Rock music is pretty universal. At least, I felt as though Chaif could have been, minus lyrics, some random American (or British, or Canadian) band that I'd hear at Blake's in Berkeley, California. I heard nothing especially Russian about the harmonies or melodies. And I got a little sense of belonging there, in the crowd, cheering Chaif, that I hadn't felt before here.

Yay, police. On the way back from the concert, rather far away from me, I saw two (presumably drunk) people sort of fighting. Within a minute or two, some uniformed cops were on the scene, cooling stuff down. I was actually glad for the large militsia/police presence, for once.

Metro moments. I get lots and lots of eye contact on the metro. Russians stare -- that hasn't changed between 1975 and now (it was around than that Russian Journal was written). I'm not used to it. Probably when I get back to the US, that'll weird me out again, and I'll have to get used to the lack of eye contact. That and walking around without my passport and visa, and not locking my backpack when I get on BART, and ice cream costing more than 25 cents for a popsicle.
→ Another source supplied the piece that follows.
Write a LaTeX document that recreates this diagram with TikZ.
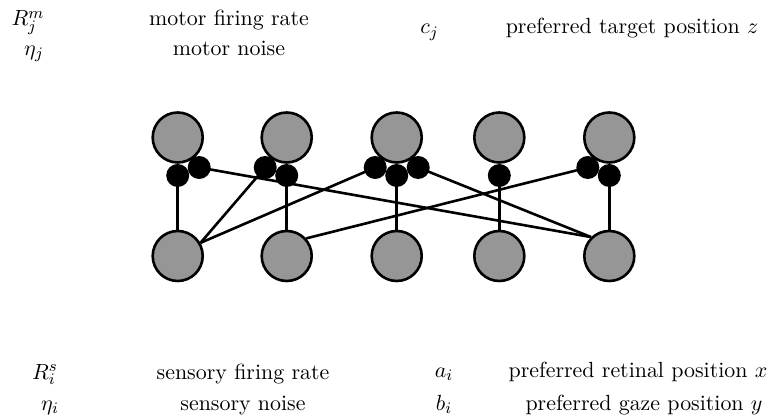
\documentclass[tikz,border=0pt]{standalone}
\definecolor{cellgray}{RGB}{150,150,150}
\begin{document}
\begin{tikzpicture}[x=0.5pt,y=-0.5pt,
  cell/.style={circle,draw=black,line width=1.3pt,fill=cellgray,minimum size=25pt,inner sep=0pt},
  syn/.style={circle,fill=black,minimum size=11.5pt,inner sep=0pt},
  wire/.style={line width=1.3pt},
  lbl/.style={anchor=base,inner sep=0pt,font=\fontsize{10.95}{13}\selectfont}]
\useasboundingbox (0,0) rectangle (780,416);

% motor layer (top)
\node[cell] (t1) at (177.7,137.5) {};
\node[cell] (t2) at (286.7,137.5) {};
\node[cell] (t3) at (396.7,137.5) {};
\node[cell] (t4) at (499.3,137.5) {};
\node[cell] (t5) at (609.3,137.5) {};

% synapses under the motor units
\node[syn] (d1s) at (177.7,175.5) {};
\node[syn] (d1r) at (199.2,167.5) {};
\node[syn] (d2l) at (265.2,167.5) {};
\node[syn] (d2s) at (286.7,175.5) {};
\node[syn] (d3l) at (375.2,167.5) {};
\node[syn] (d3r) at (418.2,167.5) {};
\node[syn] (d3s) at (396.7,175.5) {};
\node[syn] (d4s) at (499.3,175.5) {};
\node[syn] (d5l) at (587.8,167.5) {};
\node[syn] (d5s) at (609.3,175.5) {};

% sensory layer (bottom)
\node[cell] (b1) at (177.7,256) {};
\node[cell] (b2) at (286.7,256) {};
\node[cell] (b3) at (396.7,256) {};
\node[cell] (b4) at (499.3,256) {};
\node[cell] (b5) at (609.3,256) {};

% connections
\draw[wire] (b1.north) -- (d1s.center);
\draw[wire] (b2.north) -- (d2s.center);
\draw[wire] (b3.north) -- (d3s.center);
\draw[wire] (b4.north) -- (d4s.center);
\draw[wire] (b5.north) -- (d5s.center);
\draw[wire] (b1.30) -- (d2l.center);
\draw[wire] (b1.30) -- (d3l.center);
\draw[wire] (b2.42) -- (d5l.center);
\draw[wire] (d1r.center) -- (b5.134);
\draw[wire] (d3r.center) -- (b5.134);

% legend
\node[lbl] (lRm) at (28,26) {$R_j^m$};
\node[lbl] (tRm) at (229,26) {motor firing rate};
\node[lbl] (leta) at (34,55.5) {$\eta_j$};
\node[lbl] (teta) at (229,55.5) {motor noise};
\node[lbl] (lc) at (429.5,34) {$c_j$};
\node[lbl] (tc) at (632,34) {preferred target position $z$};

\node[lbl] (lRs) at (45,379) {$R_i^s$};
\node[lbl] (tRs) at (243,379) {sensory firing rate};
\node[lbl] (letai) at (50,410.5) {$\eta_i$};
\node[lbl] (tetai) at (243,410.5) {sensory noise};
\node[lbl] (la) at (444,377) {$a_i$};
\node[lbl] (ta) at (638,377) {preferred retinal position $x$};
\node[lbl] (lb) at (444,410.5) {$b_i$};
\node[lbl] (tb) at (644,410.5) {preferred gaze position $y$};
\end{tikzpicture}
\end{document}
Yesterday night I saw a funny little scene, and laughed along with all around me. A man had fallen asleep on the shoulder of a woman he didn't know. She wasn't quite sure what to do. I mean, it's not nice to wake a sleeping person who is obviously very tired (and, one is pretty sure, not drunk -- he didn't smell of alcohol, and so on). It was pretty funny, even to her, and to the babushki and so on around. Eventually she got up really quickly when the train stopped at a station. The guy kind of straightened up, especially when some other guy on his other side sort of told him to wake up. The sleepy guy went back to sleep in some less bothersome-to-others position. Just another day in Leningrad.